I’m no economist, but I think I can say this much without getting in too far over my head: by definition, any change in the tax code results in wealth redistribution. For example, the greatest wealth redistribution in decades followed the tax cuts of George W. Bush. It’s just that the money got distributed up. When people call plans “wealth redistribution,” what they mean is they don’t like where the money is headed.
After taking hits for his “47 percent” speech, Mitt Romney changed the subject by resurrecting fear of wealth redistribution. In those remarks, made at a private dinner behind expensive closed doors, Mr Romney characterized half our citizens as lazy moochers.
Being fair-minded, I’ll assume that when he told his pals he didn’t worry about that half of the country, he meant he wouldn’t bother trying to get their votes. On the other hand, he also characterized them as people who’ll never take responsibility for their lives, which seems a little harsh. Now, since Mitt Romney has changed his position on virtually everything he ever said (in the first debate, he dropped the Tea Party like a hot tea bag), I’ll concede that maybe he doesn’t believe that. The point, though, is that he assumes his donors do; people who evidently built their wealth without having to drive on roads or being taught to read. (The price for a plate at that dinner was more than most teachers make in a year. Yum.) I wonder if they know Romney’s parents were once on food stamps?
What those people call wealth redistribution I’d call pitching in. What they see as laziness and dependency I see as mostly hardworking people making too little to owe federal tax, but still paying payroll taxes. Or people receiving benefits after a lifetime of personal responsibility. Are there some who game the system? Yes, there are. But in demeaning nearly half the country (or pretending to, for money) as lazy and irresponsible, the Republican candidate has given us insight, if not into himself, into those whose votes and money he seeks. Now, yet again, he’s reversing himself. My mistake, he says. I wonder if he’ll give back the money he got for those words?

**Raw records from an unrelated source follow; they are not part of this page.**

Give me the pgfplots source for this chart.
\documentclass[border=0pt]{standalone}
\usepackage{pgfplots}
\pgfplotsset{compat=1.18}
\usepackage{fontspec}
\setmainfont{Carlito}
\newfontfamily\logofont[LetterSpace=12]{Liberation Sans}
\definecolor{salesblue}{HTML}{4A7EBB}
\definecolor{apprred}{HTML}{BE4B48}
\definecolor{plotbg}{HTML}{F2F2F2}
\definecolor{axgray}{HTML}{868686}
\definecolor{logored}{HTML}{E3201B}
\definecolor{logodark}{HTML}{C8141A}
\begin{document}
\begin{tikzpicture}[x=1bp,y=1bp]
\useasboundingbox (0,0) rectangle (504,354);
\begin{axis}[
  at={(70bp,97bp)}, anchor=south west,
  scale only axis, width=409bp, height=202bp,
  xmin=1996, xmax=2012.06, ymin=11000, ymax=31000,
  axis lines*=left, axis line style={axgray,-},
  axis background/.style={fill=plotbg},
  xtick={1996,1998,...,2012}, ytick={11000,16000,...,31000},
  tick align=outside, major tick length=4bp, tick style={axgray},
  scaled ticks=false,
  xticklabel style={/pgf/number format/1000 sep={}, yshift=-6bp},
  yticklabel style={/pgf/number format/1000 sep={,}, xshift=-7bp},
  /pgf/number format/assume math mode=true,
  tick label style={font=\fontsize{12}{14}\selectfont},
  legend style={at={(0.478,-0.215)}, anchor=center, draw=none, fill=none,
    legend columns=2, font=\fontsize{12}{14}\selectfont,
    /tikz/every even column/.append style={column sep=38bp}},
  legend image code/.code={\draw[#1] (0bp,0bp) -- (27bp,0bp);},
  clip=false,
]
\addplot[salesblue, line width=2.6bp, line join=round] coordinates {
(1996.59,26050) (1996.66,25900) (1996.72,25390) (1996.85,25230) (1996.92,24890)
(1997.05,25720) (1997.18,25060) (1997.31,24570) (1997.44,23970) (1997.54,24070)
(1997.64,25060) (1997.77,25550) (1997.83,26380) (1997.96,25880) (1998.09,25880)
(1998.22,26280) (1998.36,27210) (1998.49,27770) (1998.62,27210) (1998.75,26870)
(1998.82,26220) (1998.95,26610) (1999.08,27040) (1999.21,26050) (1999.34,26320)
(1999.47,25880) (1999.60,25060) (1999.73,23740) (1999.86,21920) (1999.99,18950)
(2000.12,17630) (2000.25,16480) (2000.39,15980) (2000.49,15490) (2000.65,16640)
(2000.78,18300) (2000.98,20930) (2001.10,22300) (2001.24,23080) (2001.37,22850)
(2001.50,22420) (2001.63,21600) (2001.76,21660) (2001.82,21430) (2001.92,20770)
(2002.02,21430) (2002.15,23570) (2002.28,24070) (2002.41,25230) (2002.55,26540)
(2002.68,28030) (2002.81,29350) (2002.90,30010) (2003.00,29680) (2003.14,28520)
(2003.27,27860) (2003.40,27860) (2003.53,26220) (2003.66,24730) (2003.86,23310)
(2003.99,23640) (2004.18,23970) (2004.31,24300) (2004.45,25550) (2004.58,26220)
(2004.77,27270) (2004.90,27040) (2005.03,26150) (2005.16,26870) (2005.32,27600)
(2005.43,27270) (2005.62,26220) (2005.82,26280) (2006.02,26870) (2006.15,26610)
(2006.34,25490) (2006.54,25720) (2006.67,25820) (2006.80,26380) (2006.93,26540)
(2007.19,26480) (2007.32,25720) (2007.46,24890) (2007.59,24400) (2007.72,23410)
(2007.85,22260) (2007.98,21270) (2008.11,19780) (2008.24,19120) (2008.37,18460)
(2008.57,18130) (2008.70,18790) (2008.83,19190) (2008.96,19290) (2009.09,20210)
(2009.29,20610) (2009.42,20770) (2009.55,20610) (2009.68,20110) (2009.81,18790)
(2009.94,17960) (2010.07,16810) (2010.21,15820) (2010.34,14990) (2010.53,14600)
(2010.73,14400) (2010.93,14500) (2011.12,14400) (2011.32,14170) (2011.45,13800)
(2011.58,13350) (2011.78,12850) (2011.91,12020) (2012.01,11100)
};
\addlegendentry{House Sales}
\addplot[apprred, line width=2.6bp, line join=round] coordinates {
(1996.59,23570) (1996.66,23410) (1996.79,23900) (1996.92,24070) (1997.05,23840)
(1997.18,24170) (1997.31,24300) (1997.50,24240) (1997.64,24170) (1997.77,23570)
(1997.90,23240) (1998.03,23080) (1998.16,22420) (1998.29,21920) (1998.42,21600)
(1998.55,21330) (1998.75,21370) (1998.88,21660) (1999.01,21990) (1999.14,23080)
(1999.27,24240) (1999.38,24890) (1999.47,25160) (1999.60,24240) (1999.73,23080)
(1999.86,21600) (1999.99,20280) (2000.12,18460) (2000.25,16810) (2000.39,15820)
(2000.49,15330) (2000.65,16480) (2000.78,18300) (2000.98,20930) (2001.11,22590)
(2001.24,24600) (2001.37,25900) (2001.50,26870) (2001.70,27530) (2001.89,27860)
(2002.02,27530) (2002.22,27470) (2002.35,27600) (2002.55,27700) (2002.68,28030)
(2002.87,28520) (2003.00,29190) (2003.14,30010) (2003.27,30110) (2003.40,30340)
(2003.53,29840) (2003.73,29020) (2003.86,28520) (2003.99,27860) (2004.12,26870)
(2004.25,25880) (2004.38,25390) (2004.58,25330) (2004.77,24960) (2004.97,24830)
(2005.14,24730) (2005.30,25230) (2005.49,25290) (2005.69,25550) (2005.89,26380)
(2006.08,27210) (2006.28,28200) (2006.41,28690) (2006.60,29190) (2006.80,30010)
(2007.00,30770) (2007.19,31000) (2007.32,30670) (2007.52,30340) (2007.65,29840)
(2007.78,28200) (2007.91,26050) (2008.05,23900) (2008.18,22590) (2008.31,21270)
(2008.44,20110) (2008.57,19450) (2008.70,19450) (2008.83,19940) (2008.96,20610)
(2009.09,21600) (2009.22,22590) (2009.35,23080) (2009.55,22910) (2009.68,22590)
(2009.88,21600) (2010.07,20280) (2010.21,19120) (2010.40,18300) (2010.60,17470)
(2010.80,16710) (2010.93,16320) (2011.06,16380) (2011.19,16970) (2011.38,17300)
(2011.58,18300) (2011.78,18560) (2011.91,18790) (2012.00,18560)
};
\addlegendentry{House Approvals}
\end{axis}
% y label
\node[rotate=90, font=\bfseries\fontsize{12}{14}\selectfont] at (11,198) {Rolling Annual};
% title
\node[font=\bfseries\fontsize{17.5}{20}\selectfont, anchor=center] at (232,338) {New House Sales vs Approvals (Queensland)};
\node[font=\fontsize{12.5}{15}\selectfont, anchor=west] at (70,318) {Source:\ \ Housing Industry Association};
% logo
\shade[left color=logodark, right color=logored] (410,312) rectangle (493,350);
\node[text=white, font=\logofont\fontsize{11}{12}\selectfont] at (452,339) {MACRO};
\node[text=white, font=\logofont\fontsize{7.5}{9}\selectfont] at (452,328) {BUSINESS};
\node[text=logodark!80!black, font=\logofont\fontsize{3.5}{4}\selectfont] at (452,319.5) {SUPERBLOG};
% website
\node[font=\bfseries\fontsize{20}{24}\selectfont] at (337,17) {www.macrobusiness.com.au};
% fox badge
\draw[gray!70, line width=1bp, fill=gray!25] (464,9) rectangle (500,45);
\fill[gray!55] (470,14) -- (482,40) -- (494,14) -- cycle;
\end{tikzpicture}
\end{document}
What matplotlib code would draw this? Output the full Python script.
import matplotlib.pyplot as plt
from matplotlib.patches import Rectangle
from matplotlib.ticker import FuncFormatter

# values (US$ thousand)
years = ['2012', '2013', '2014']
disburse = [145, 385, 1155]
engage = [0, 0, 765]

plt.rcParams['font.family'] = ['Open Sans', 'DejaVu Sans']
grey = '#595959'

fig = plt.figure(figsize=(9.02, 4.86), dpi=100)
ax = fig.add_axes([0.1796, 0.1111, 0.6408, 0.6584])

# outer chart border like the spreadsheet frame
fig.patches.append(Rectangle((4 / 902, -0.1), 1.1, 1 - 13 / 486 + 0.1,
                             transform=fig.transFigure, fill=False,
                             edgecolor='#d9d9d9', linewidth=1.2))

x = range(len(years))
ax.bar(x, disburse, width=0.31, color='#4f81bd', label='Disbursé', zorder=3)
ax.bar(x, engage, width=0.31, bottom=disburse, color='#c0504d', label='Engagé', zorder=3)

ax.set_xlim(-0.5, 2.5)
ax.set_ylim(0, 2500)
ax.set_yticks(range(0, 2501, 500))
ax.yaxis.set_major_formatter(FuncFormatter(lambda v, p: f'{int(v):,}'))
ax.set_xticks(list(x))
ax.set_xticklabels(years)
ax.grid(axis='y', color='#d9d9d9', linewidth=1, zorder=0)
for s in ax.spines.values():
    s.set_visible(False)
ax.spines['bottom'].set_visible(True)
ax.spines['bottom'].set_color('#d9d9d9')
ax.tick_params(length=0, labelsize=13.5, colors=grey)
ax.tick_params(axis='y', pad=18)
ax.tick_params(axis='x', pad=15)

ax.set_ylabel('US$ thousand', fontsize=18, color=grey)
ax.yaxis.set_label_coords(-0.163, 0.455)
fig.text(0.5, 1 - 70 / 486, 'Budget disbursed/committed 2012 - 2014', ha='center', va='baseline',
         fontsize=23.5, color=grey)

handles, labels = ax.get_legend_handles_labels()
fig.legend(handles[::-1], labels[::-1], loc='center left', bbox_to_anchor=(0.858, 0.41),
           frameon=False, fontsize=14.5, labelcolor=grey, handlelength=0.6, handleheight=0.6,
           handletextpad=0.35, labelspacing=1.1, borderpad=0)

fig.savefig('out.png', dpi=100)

If I’ve made you mad, hold on a minute, because here’s something on which I bet we agree: tax rates of 100 percent are too high and rates of 0 percent are too low. Funny thing is, the parties aren’t all that far apart on where the sweet spot is. While our leaders argue about it, we can look at recent history for guidance. There were the rates under Bill Clinton — for which no Republican voted, saying it’d crash the economy — when 20 million jobs were created, we all paid a little more while lowering the debt, and still the wealthy flourished. Then there are the rates of George W Bush, under which it was the deficits that flourished, and the economy actually did crash. Seems like a useable lesson.
Wealth distribution favored by Republican leaders further enriches the already wealthy (and the defense industry), while leaving too little for the most basic needs of a competitive capitalist society: education, student loans, school lunches for hungry kids, research, environmental protection, health care. And, yes, food stamps. Teachers. Cops. Roads. Bridges. Here in Snohomish County, teachers and police have already been cut back, school programs for at-risk kids eliminated. The Forest Service just ran out of money to fight forest fires. What happens if we let it get even worse?

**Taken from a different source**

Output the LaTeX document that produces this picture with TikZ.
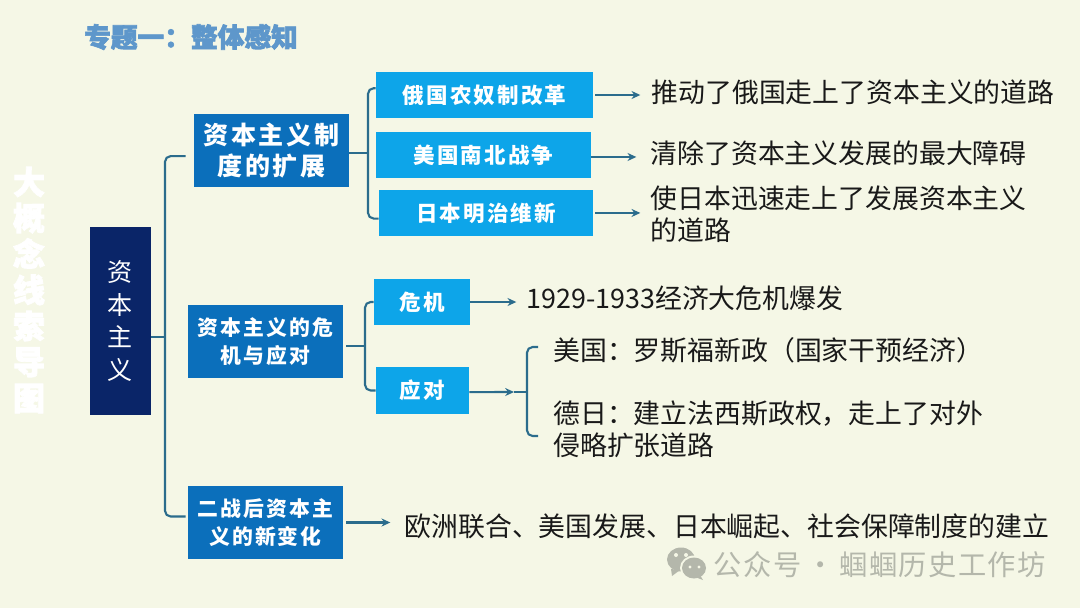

To me, the distribution favored by Democrats isn’t Robin-Hooding the rich. It’s moving that sweet spot a bit north, to meet the needs of a functioning country. And, according to most analyses, it lowers the deficit more than Republican plans. That’s a good thing, right?

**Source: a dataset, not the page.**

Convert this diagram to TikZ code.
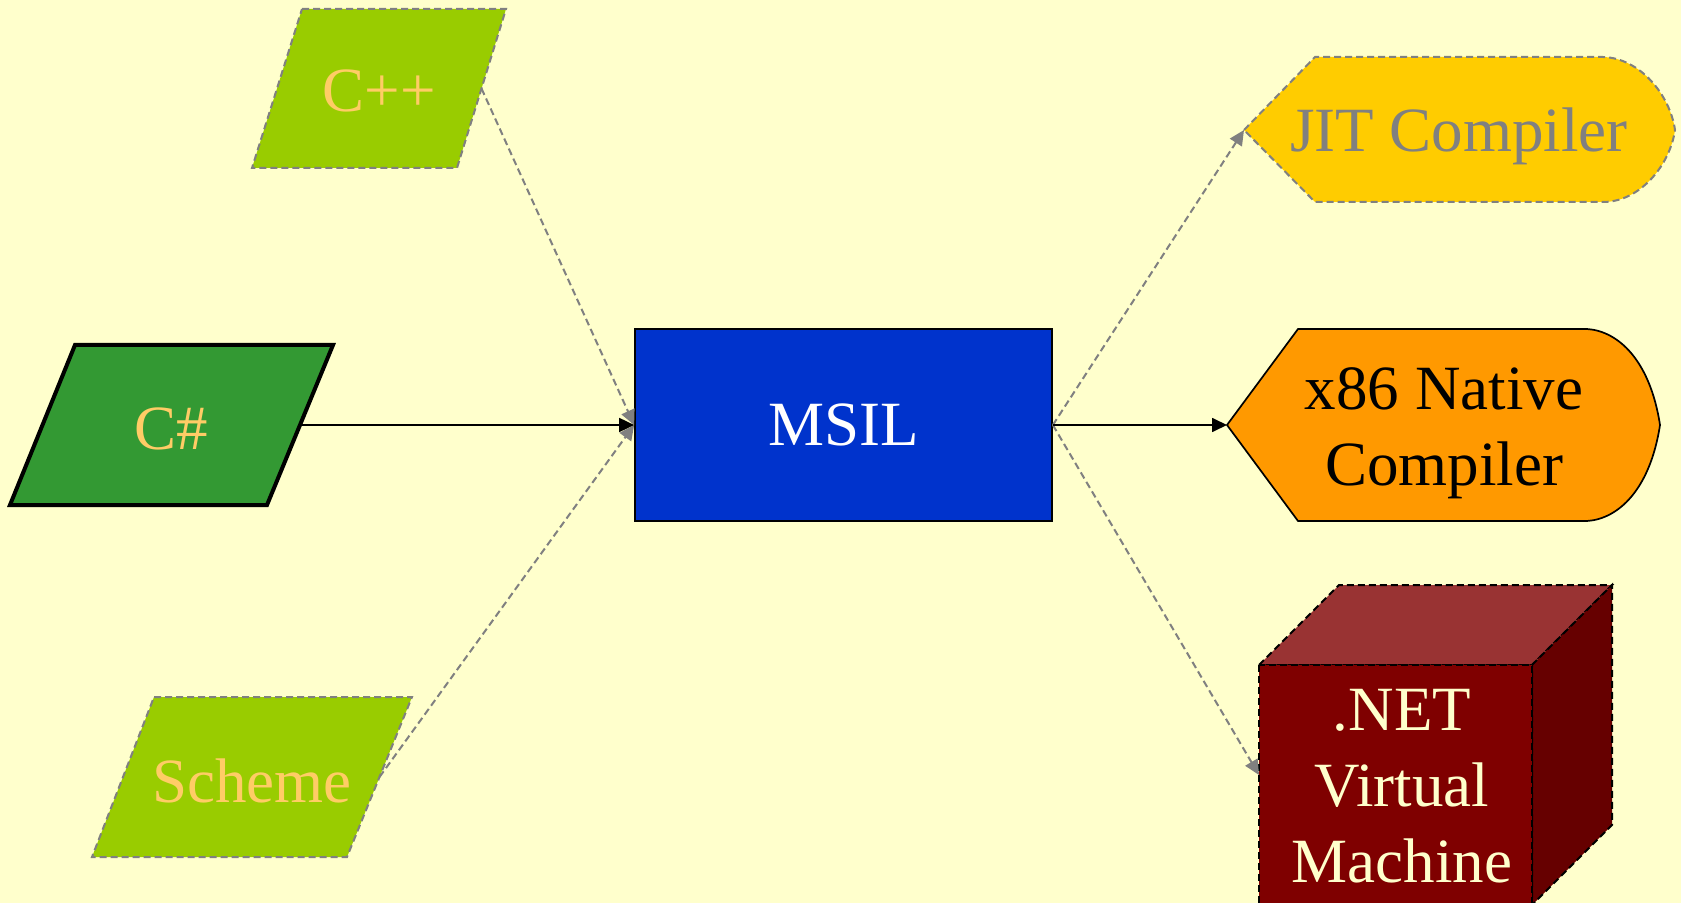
\documentclass[tikz,border=0pt]{standalone}
\usepackage{fontspec}
\setmainfont{Liberation Serif}
\usetikzlibrary{arrows.meta}
\definecolor{bg}{HTML}{FFFFCC}
\definecolor{lime}{HTML}{99CC00}
\definecolor{csgreen}{HTML}{339933}
\definecolor{txtor}{HTML}{FFCC66}
\definecolor{msilblue}{HTML}{0033CC}
\definecolor{jitfill}{HTML}{FFCC00}
\definecolor{x86fill}{HTML}{FF9900}
\definecolor{vmfront}{HTML}{7F0000}
\definecolor{vmtop}{HTML}{993333}
\definecolor{vmside}{HTML}{660000}
\definecolor{edgegray}{HTML}{808080}
\tikzset{
  lbl/.style={font=\fontsize{31.5}{38}\selectfont, inner sep=0pt, anchor=base, align=center},
  dashline/.style={dash pattern=on 3.5pt off 2pt, line width=1pt},
  lang/.style={fill=lime, draw=edgegray, dashline},
  cubeface/.style={draw=black, dashline},
  flow/.style={line width=0.85pt, -{Triangle[length=7.5pt,width=7pt]}},
  dflow/.style={flow, draw=edgegray, line width=1pt, dash pattern=on 3.5pt off 2pt},
}
\begin{document}
\begin{tikzpicture}[x=0.5pt,y=-0.5pt]
\useasboundingbox[fill=bg] (0,0) rectangle (1681,903);
\clip (0,0) rectangle (1681,903);

% C++
\draw[lang] (302,9) -- (506,9) -- (457,168) -- (252,168) -- cycle;
\coordinate (cppE) at (481.5,88.5);
\node[lbl, text=txtor] (cpp) at (379,112) {C++};

% C#
\draw[fill=csgreen, draw=black, line width=2pt] (75,345) -- (333,345) -- (267,505) -- (10,505) -- cycle;
\coordinate (csE) at (300,425);
\node[lbl, text=txtor] (cs) at (171,450) {C\#};

% Scheme
\draw[lang] (154,697) -- (412,697) -- (347,857) -- (92,857) -- cycle;
\coordinate (scmE) at (379.5,777);
\node[lbl, text=txtor] (scm) at (252,802) {Scheme};

% MSIL
\node[draw=black, fill=msilblue, line width=0.85pt, minimum width=208.5pt, minimum height=96pt,
      inner sep=0pt, text=white, font=\fontsize{31.5}{38}\selectfont] (msil) at (843.5,425) {MSIL};

% JIT Compiler
\draw[fill=jitfill, draw=edgegray, dashline] (1244,130) -- (1315,57) -- (1603,57)
  .. controls (1640,58) and (1670,95) .. (1675,130)
  .. controls (1670,165) and (1640,202) .. (1603,202) -- (1315,202) -- cycle;
\coordinate (jitW) at (1244,130);
\node[lbl, text=edgegray] (jit) at (1459,152) {JIT Compiler};

% x86 Native Compiler
\draw[fill=x86fill, draw=black, line width=0.85pt] (1227,425) -- (1298,329) -- (1587,329)
  .. controls (1618,331) and (1650,360) .. (1660,425)
  .. controls (1650,490) and (1618,519) .. (1587,521) -- (1298,521) -- cycle;
\coordinate (x86W) at (1227,425);
\node[lbl, text=black] (x86) at (1444,486) {x86 Native\\Compiler};

% .NET Virtual Machine (cube)
\draw[cubeface, fill=vmtop] (1259,665) -- (1339,585) -- (1612,585) -- (1532,665) -- cycle;
\draw[cubeface, fill=vmside] (1532,665) -- (1612,585) -- (1612,825) -- (1532,905) -- cycle;
\draw[cubeface, fill=vmfront] (1259,665) rectangle (1532,912);
\coordinate (vmW) at (1259,775);
\node[lbl, text=bg] (vm) at (1402,882) {.NET\\Virtual\\Machine};

% connectors
\draw[dflow] (cppE) -- (msil.west);
\draw[dflow] (scmE) -- (msil.west);
\draw[flow] (csE) -- (msil.west);
\draw[dflow] (msil.east) -- (jitW);
\draw[dflow] (msil.east) -- (vmW);
\draw[flow] (msil.east) -- (x86W);
\end{tikzpicture}
\end{document}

We’ll never have perfectly efficient government, nor completely fair taxation, but if we’re unwilling to ensure that the next generation has access to decent education, a little help along the way if they need it, roads to get there, clean air to breathe, a cool place to rest, I don’t see how we make it as a nation. Call it wealth redistribution if you want. To me, it’s common sense.
Sid Schwab is a longtime, “mostly retired” general surgeon in Everett.